Exercise goal: All lines below must be repeated exactly, with the pictures omitted.

Data shown:

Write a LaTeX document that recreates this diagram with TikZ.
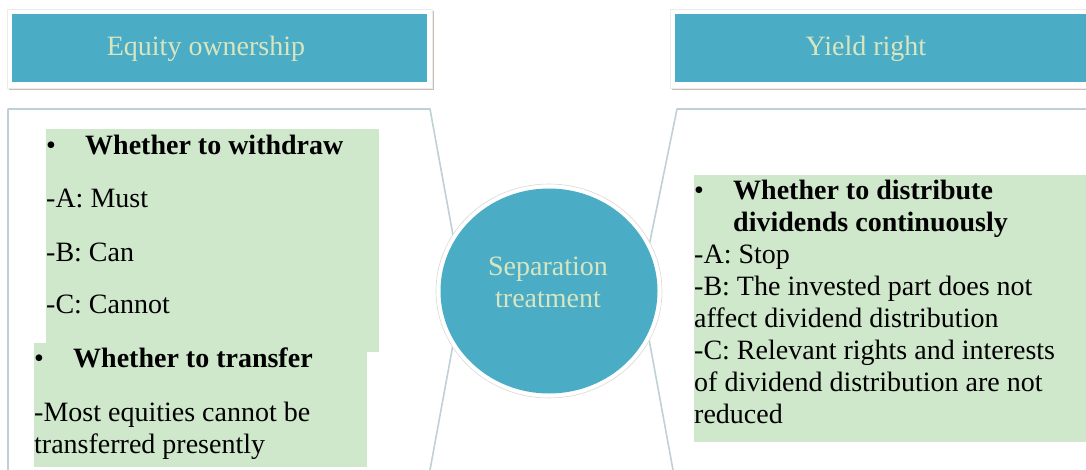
\documentclass[tikz,border=0pt]{standalone}
\usepackage{fontspec}
\usetikzlibrary{shapes.geometric}
\setmainfont{Liberation Serif}
\definecolor{tealfill}{HTML}{4BACC6}
\definecolor{headtext}{HTML}{D8E6C0}
\definecolor{notegreen}{HTML}{CFE8CB}
\definecolor{panelline}{HTML}{BFD1D6}
\definecolor{shadowc}{HTML}{C9BDB8}
\begin{document}
\begin{tikzpicture}[x=1pt,y=-1pt,
  panel/.style={draw=panelline, line width=1.6pt, line join=round},
  headframe/.style={fill=white, draw=gray!15, line width=0.6pt, inner sep=0pt, anchor=north west},
  headfill/.style={fill=tealfill, inner sep=0pt, anchor=north west},
  headlabel/.style={text=headtext, font=\fontsize{28}{32}\selectfont, inner sep=0pt, anchor=base},
  notebox/.style={fill=notegreen, inner sep=0pt, anchor=north west},
  % multi-line text is placed by the baseline of its last line
  notetext/.style={font=\fontsize{28}{32}\selectfont, inner sep=0pt, align=left, anchor=base west}]
\useasboundingbox (0,0) rectangle (1086,470);
\fill[white] (0,0) rectangle (1086,470);

% panel outlines behind the central circle
\draw[panel] (8,470) -- (8,109) -- (430,109) -- (463,290) -- (430,470);
\draw[panel] (1086,109) -- (677,109) -- (640,290) -- (673,470);

% header bars
\fill[shadowc] (9,11) rectangle (434,90);
\node[headframe, minimum width=425pt, minimum height=79pt] (eqframe) at (7,9) {};
\node[headfill, minimum width=415pt, minimum height=68pt] (eqbar) at (12,14) {};
\node[headlabel] (eqlabel) at (206,56) {Equity ownership};

\fill[shadowc] (672,11) rectangle (1090,90);
\node[headframe, minimum width=420pt, minimum height=79pt] (yrframe) at (670,9) {};
\node[headfill, minimum width=415pt, minimum height=68pt] (yrbar) at (675,14) {};
\node[headlabel] (yrlabel) at (866,56) {Yield right};

% central circle
\node[ellipse, draw=gray!30, line width=0.6pt, fill=white, minimum width=226pt, minimum height=214pt, inner sep=0pt] (ring) at (549,291) {};
\node[ellipse, fill=tealfill, minimum width=217pt, minimum height=205pt, inner sep=0pt] (core) at (549,291) {};
\node[headlabel, align=center] (sep) at (548,307) {Separation\\treatment};

% note boxes
\node[notebox, minimum width=333pt, minimum height=223pt] (wbox) at (46,129) {};
\node[notebox, minimum width=333pt, minimum height=124pt] (tbox) at (34,343) {};
\node[notebox, minimum width=392pt, minimum height=267pt] (dbox) at (694,175) {};

\node[notetext] (wtext) at (46,313) {%
  \makebox[39pt][l]{\textbullet}\textbf{Whether to withdraw}\\[21pt]
  -A: Must\\[22pt]
  -B: Can\\[20pt]
  -C: Cannot};

\node[notetext] (ttext) at (34,453) {%
  \makebox[39pt][l]{\textbullet}\textbf{Whether to transfer}\\[22pt]
  -Most equities cannot be\\
  transferred presently};

\node[notetext] (dtext) at (694,423) {%
  \makebox[39pt][l]{\textbullet}\textbf{Whether to distribute}\\
  \hspace*{39pt}\textbf{dividends continuously}\\
  -A: Stop\\
  -B: The invested part does not\\
  affect dividend distribution\\
  -C: Relevant rights and interests\\
  of dividend distribution are not\\
  reduced};
\end{tikzpicture}
\end{document}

Completed task:
Write a LaTeX document that recreates this diagram with TikZ.
\documentclass[tikz,border=0pt]{standalone}
\usepackage{fontspec}
\usetikzlibrary{shapes.geometric}
\setmainfont{Liberation Serif}
\definecolor{tealfill}{HTML}{4BACC6}
\definecolor{headtext}{HTML}{D8E6C0}
\definecolor{notegreen}{HTML}{CFE8CB}
\definecolor{panelline}{HTML}{BFD1D6}
\definecolor{shadowc}{HTML}{C9BDB8}
\begin{document}
\begin{tikzpicture}[x=1pt,y=-1pt,
  panel/.style={draw=panelline, line width=1.6pt, line join=round},
  headframe/.style={fill=white, draw=gray!15, line width=0.6pt, inner sep=0pt, anchor=north west},
  headfill/.style={fill=tealfill, inner sep=0pt, anchor=north west},
  headlabel/.style={text=headtext, font=\fontsize{28}{32}\selectfont, inner sep=0pt, anchor=base},
  notebox/.style={fill=notegreen, inner sep=0pt, anchor=north west},
  % multi-line text is placed by the baseline of its last line
  notetext/.style={font=\fontsize{28}{32}\selectfont, inner sep=0pt, align=left, anchor=base west}]
\useasboundingbox (0,0) rectangle (1086,470);
\fill[white] (0,0) rectangle (1086,470);

% panel outlines behind the central circle
\draw[panel] (8,470) -- (8,109) -- (430,109) -- (463,290) -- (430,470);
\draw[panel] (1086,109) -- (677,109) -- (640,290) -- (673,470);

% header bars
\fill[shadowc] (9,11) rectangle (434,90);
\node[headframe, minimum width=425pt, minimum height=79pt] (eqframe) at (7,9) {};
\node[headfill, minimum width=415pt, minimum height=68pt] (eqbar) at (12,14) {};
\node[headlabel] (eqlabel) at (206,56) {Equity ownership};

\fill[shadowc] (672,11) rectangle (1090,90);
\node[headframe, minimum width=420pt, minimum height=79pt] (yrframe) at (670,9) {};
\node[headfill, minimum width=415pt, minimum height=68pt] (yrbar) at (675,14) {};
\node[headlabel] (yrlabel) at (866,56) {Yield right};

% central circle
\node[ellipse, draw=gray!30, line width=0.6pt, fill=white, minimum width=226pt, minimum height=214pt, inner sep=0pt] (ring) at (549,291) {};
\node[ellipse, fill=tealfill, minimum width=217pt, minimum height=205pt, inner sep=0pt] (core) at (549,291) {};
\node[headlabel, align=center] (sep) at (548,307) {Separation\\treatment};

% note boxes
\node[notebox, minimum width=333pt, minimum height=223pt] (wbox) at (46,129) {};
\node[notebox, minimum width=333pt, minimum height=124pt] (tbox) at (34,343) {};
\node[notebox, minimum width=392pt, minimum height=267pt] (dbox) at (694,175) {};

\node[notetext] (wtext) at (46,313) {%
  \makebox[39pt][l]{\textbullet}\textbf{Whether to withdraw}\\[21pt]
  -A: Must\\[22pt]
  -B: Can\\[20pt]
  -C: Cannot};

\node[notetext] (ttext) at (34,453) {%
  \makebox[39pt][l]{\textbullet}\textbf{Whether to transfer}\\[22pt]
  -Most equities cannot be\\
  transferred presently};

\node[notetext] (dtext) at (694,423) {%
  \makebox[39pt][l]{\textbullet}\textbf{Whether to distribute}\\
  \hspace*{39pt}\textbf{dividends continuously}\\
  -A: Stop\\
  -B: The invested part does not\\
  affect dividend distribution\\
  -C: Relevant rights and interests\\
  of dividend distribution are not\\
  reduced};
\end{tikzpicture}
\end{document}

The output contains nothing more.